A Model to Predict Annual Claims Data Costs for Patients with Diabetes and Additional Chronic Disease By Nisa Albert and Marilyn Zeppetelli
Our project created two main data models to predict claims costs for Type 2 Diabetes Medicare patients with additional chronic diseases. For our project, we will use the Data Entrepreneur’s Medicare Claims Synthetic Public Use Files (DE-SynPUFs) for our analysis. Two data models were used Multiple Linear Regression in the first build and the three models (Ridge, Lasso, and Elastic-Net) in the second build. We used R programming language to construct the data models. Our results illustrate that there is some relation among the variables but for future implementation a stronger relationship among the predictor variables is needed to build an effective data model to predict costs. Also, more quantitative predictor variables are needed. We used the DE-SynPUFs for our analysis because it contains anonymous data of the beneficiaries to protect their privacy. It is also a common dataset that is used for creating data models without using actual Medicare data. The Data Entrepreneur’s Synthetic Public Use File data was created from actual Medicare and Medicaid beneficiary data. The synthetic data variables were then masked by mixing beneficiary information from similar but different ‘donor’ beneficiaries, changing variable values within claims where the data could disclose identifiable information about the beneficiary. File underwent a Synthetic File Creation Process and various methods were used by CMS to generate the synthetic data, including hot decking-based procedures, variable reduction/suppression/substitution/imputation, and data perturbation to mask timelines and intervals between events. The data files for the models are .csv files that were already pre-processed and ready to be used for the data model. R programming as it has packages for running data models. Instructions for Running both data models in R:
Multiple Linear Regression Model code in R:
- Download these files: "2008_benef_model.csv", "2008_benef_model_orginal.csv" and "Multiple_Linear_Regression.rmd" and save in one folder.

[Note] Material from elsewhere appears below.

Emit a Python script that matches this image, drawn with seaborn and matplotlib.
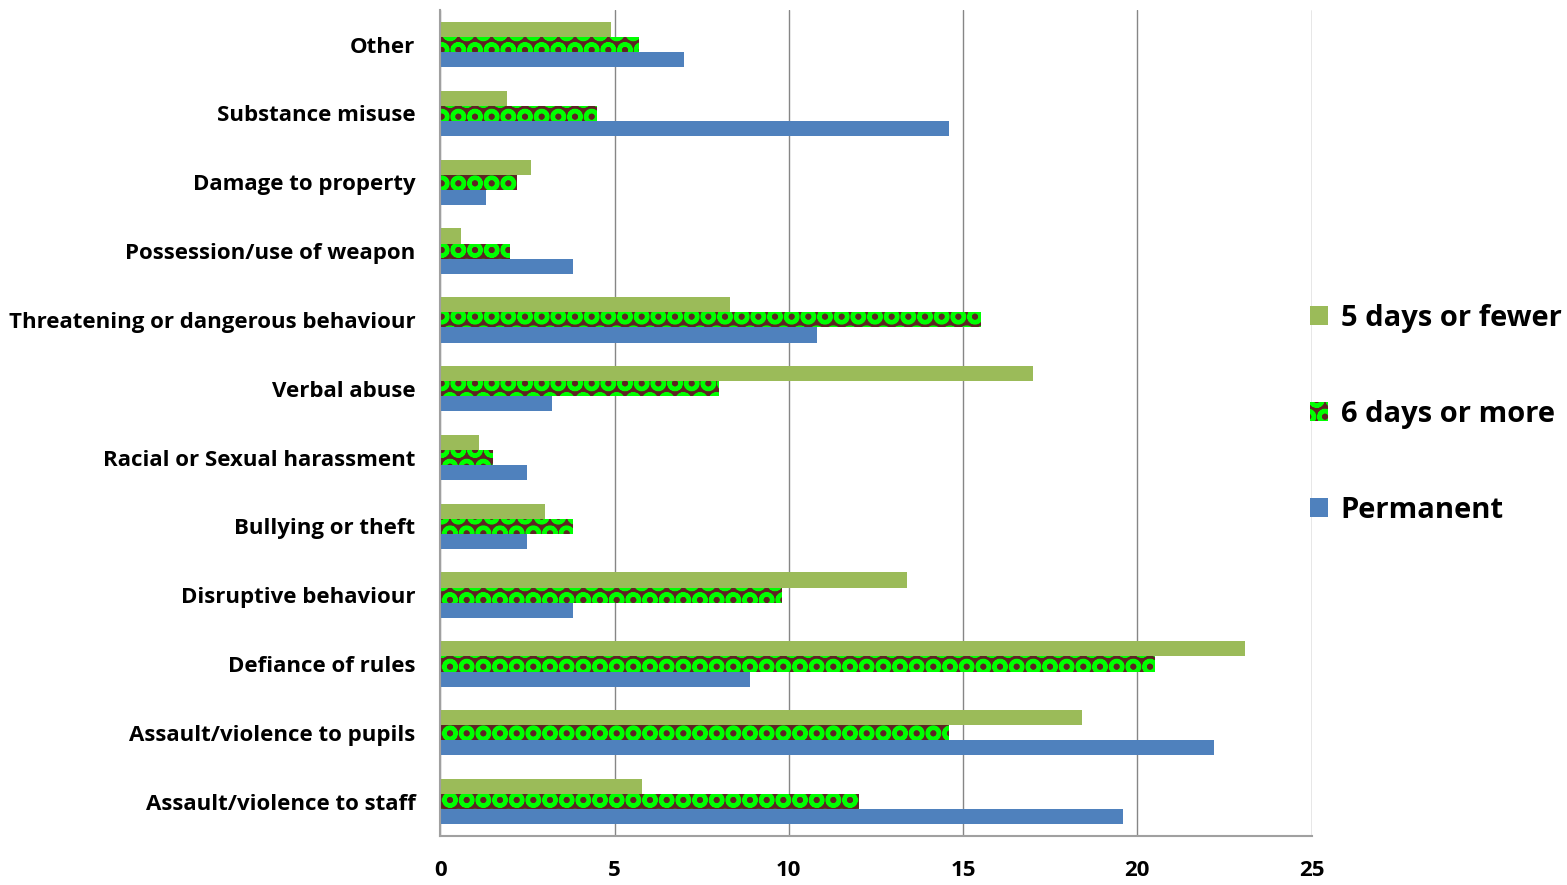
import matplotlib
matplotlib.use("Agg")
import matplotlib.pyplot as plt
from matplotlib.patches import Patch
import seaborn as sns
import pandas as pd

categories = ["Other", "Substance misuse", "Damage to property", "Possession/use of weapon",
              "Threatening or dangerous behaviour", "Verbal abuse", "Racial or Sexual harassment",
              "Bullying or theft", "Disruptive behaviour", "Defiance of rules",
              "Assault/violence to pupils", "Assault/violence to staff"]
five_days_or_fewer = [4.9, 1.9, 2.6, 0.6, 8.3, 17.0, 1.1, 3.0, 13.4, 23.1, 18.4, 5.8]
six_days_or_more = [5.7, 4.5, 2.2, 2.0, 15.5, 8.0, 1.5, 3.8, 9.8, 20.5, 14.6, 12.0]
permanent = [7.0, 14.6, 1.3, 3.8, 10.8, 3.2, 2.5, 2.5, 3.8, 8.9, 22.2, 19.6]
series_names = ["5 days or fewer", "6 days or more", "Permanent"]
x_ticks = [0, 5, 10, 15, 20, 25]

rows = []
for name, vals in zip(series_names, [five_days_or_fewer, six_days_or_more, permanent]):
    for c, v in zip(categories, vals):
        rows.append({"category": c, "series": name, "value": v})
df = pd.DataFrame(rows)

sns.set_theme(style="white")
plt.rcParams["font.family"] = ["Open Sans", "DejaVu Sans"]
plt.rcParams["hatch.linewidth"] = 3.0
plt.rcParams["text.color"] = "black"
plt.rcParams["xtick.color"] = "black"
plt.rcParams["ytick.color"] = "black"

green = "#9BBB59"
brown = "#5E2424"
bright = "#00FF00"
blue = "#4F81BD"

fig = plt.figure(figsize=(15.67, 8.85), dpi=100)
ax = fig.add_axes([0.281, 0.0554, 0.556, 0.933])

sns.barplot(data=df, y="category", x="value", hue="series", order=categories,
            hue_order=series_names, palette=[green, brown, blue], width=0.66,
            orient="h", ax=ax, legend=False, saturation=1, linewidth=0)

for p in ax.containers[1]:
    p.set_facecolor(brown)
    p.set_edgecolor(bright)
    p.set_hatch("O")
    p.set_linewidth(0)

ax.set_xlim(0, 25)
ax.set_ylim(len(categories) - 0.5, -0.5)
ax.set_xticks(x_ticks)
ax.set_xticklabels([str(t) for t in x_ticks], fontsize=16, fontweight="bold", color="black")
ax.set_yticks(range(len(categories)))
ax.set_yticklabels(categories, fontsize=16, fontweight="bold", color="black")
ax.tick_params(axis="y", length=0, pad=18)
ax.tick_params(axis="x", length=0, pad=17)
ax.set_yticks([i - 0.5 for i in range(len(categories) + 1)], minor=True)
ax.tick_params(axis="y", which="minor", length=8, color="#A0A0A0", width=1.5, direction="out")
ax.set_xlabel("")
ax.set_ylabel("")
ax.grid(axis="x", color="#868686", linewidth=1)
ax.set_axisbelow(True)
for s in ["top", "right"]:
    ax.spines[s].set_visible(False)
for s in ["left", "bottom"]:
    ax.spines[s].set_color("#A0A0A0")
    ax.spines[s].set_linewidth(1.5)

handles = [Patch(facecolor=green, linewidth=0),
           Patch(facecolor=brown, edgecolor=bright, hatch="O", linewidth=0),
           Patch(facecolor=blue, linewidth=0)]
leg = fig.legend(handles, series_names, loc="center left", bbox_to_anchor=(0.836, 0.532),
                 frameon=False, prop={"size": 21, "weight": "bold"},
                 handlelength=0.6, handleheight=0.6, handletextpad=0.45, labelspacing=2.3,
                 borderaxespad=0, borderpad=0)
for t in leg.get_texts():
    t.set_color("black")

fig.savefig("out.png", dpi=100)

- Open the “Multiple_Linear_Regression.Rmd” file in R to edit the setwd() command.
- There are two setwd() commands, please alter the commands to your working directory where all the files for the project are installed.
- To Run the file, click on the first line in the R code and select "Run Current Chunk" or "Run All" to run the entire R code for the model.
- Output will display 4 graphs: Residual vs Fitted, Normal Q-Q, Scale Location, Residuals vs Leverage.
- It will also display actual vs predicted predictor values to compare the accuracy of the model.
Three Models (Ridge, Lasso, and Elastic-Net) code in R:
- Download the “DE1_0_2008_Beneficiary_Summary_File_Sample_2_Reduced.csv” and “Ridge_Lasso_ElasticNet.Rmd".
- Open the “Ridge_Lasso_ElasticNet.Rmd” R Markdown file in R Studio.
- On line 16, alter the fully qualified filename to the correct directory location where the data file has been saved on your computer.
- To Run the file, click on the “Run” drop down menu and select “Run All”.
- The output for each code section will appear directly below that chunk of code in the main window. Scroll through the main window to see the output for each chunk of code. Please note that there may be multiple output frames that you can click on in each output section to see the various command outputs.
It is important to note, that this analysis was undertaken using synthetic Medicare data. If the models created here could run with actual Medicare data, then the output would be more useful to analyze. The synthetic Medicare data we used provided a very useful means for learning how to utilize data to predict Medicare costs.